LLC: A Limited Liability Company (LLC) is a popular business structure that offers personal asset protection and flexibility in management and taxation. LLCs are considered separate legal entities from their owners, known as members, and are not personally liable for the company’s debts or liabilities. This means that members’ personal assets are protected in the event of a lawsuit or financial loss. LLCs also offer flexibility in management, as members can choose to have a manager-managed or member-managed structure. Additionally, LLCs can be taxed as a partnership, S corporation, or C corporation, depending on the number of members and the election made by the members.
DBA: A Doing Business As (DBA) is a type of business structure that allows a sole proprietor or partnership to operate under a different name than their legal name. A DBA is also known as a trade name or fictitious business name. It’s a simple and inexpensive way to operate a business under a different name without forming a separate legal entity. DBA does not provide any personal asset protection, and the business owner is personally liable for all debts and liabilities.
C Corp: A C Corporation (C Corp) is a separate legal entity from its shareholders and is taxed as a separate entity. C Corps are subject to double taxation, meaning that the company is taxed on its income and shareholders are taxed on any dividends they receive. C Corps can issue stocks and have an unlimited number of shareholders, making them suitable for larger companies. C Corps are also subject to more regulations and compliance requirements than other business structures.
S Corp: An S Corporation (S Corp) is a type of corporation that has elected to be taxed under Subchapter S of the Internal Revenue Code. Like C Corps, S Corps are separate legal entities from their shareholders and are taxed as a separate entity. However, S Corps are not subject to double taxation, as the company’s income is passed through to the shareholders and is taxed at their individual tax rates. S Corps can issue stocks and have a limited number of shareholders, making them suitable for smaller companies.
Sole Proprietorship: A Sole Proprietorship is a business structure where a single individual owns and operates the business. It’s the simplest and most common type of business structure. A sole proprietorship does not provide any personal asset protection and the business owner is personally liable for all debts and liabilities. The business income is reported on the owner’s personal tax return and is subject to self-employment tax.
When choosing the right business structure for your company, there are several factors to consider, such as personal liability, taxes, and compliance requirements. LLCs and S Corps offer personal asset protection and pass-through taxation, making them a popular choice for small businesses. C Corps offer personal asset protection and are suitable for larger companies. DBA is a simple and inexpensive way to operate a business under a different name without forming a separate legal entity, but it does not provide any personal asset protection. A Sole Proprietorship is the simplest and most common type of business structure, but it does not provide any personal asset protection.
In conclusion, the business structure you choose for your company will have a significant impact on your personal liability, taxes, and compliance requirements. It’s important to weigh the pros and cons of each structure and consider your specific business needs and goals.
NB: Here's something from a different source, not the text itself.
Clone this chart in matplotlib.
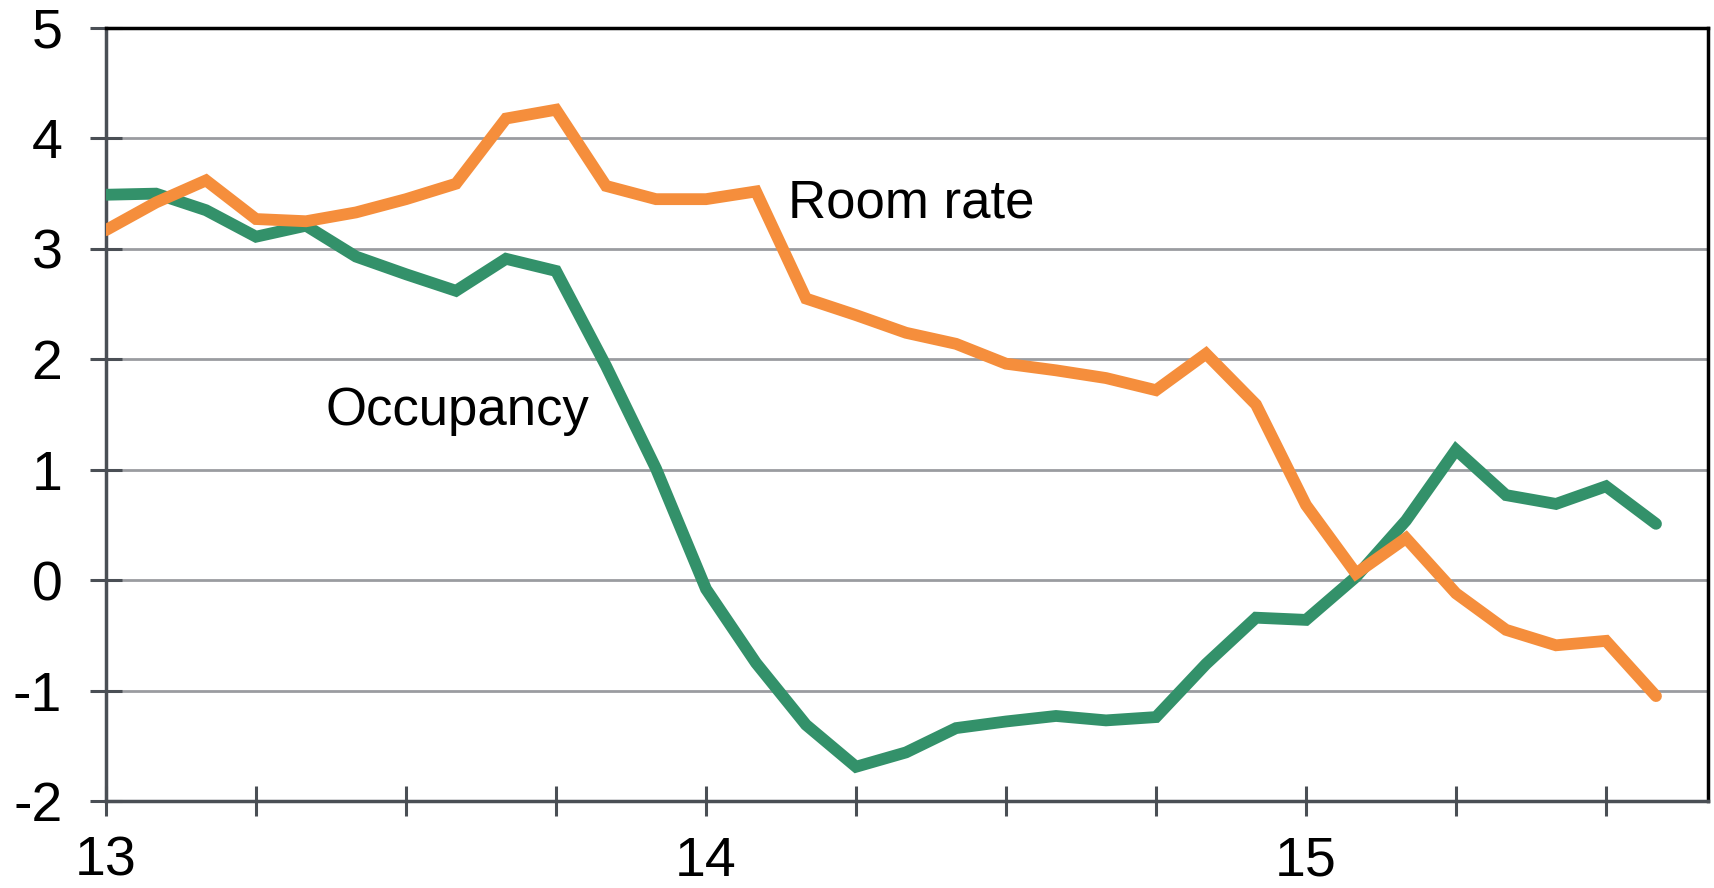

Consulting with a business attorney or accountant can be helpful in making the decision. It’s also important to keep in mind that your business structure may change as your business grows and evolves, so it’s essential to review your structure regularly and make changes as necessary. Ultimately, the best business structure for your company is the one that meets your specific needs and goals while providing the necessary protection and flexibility.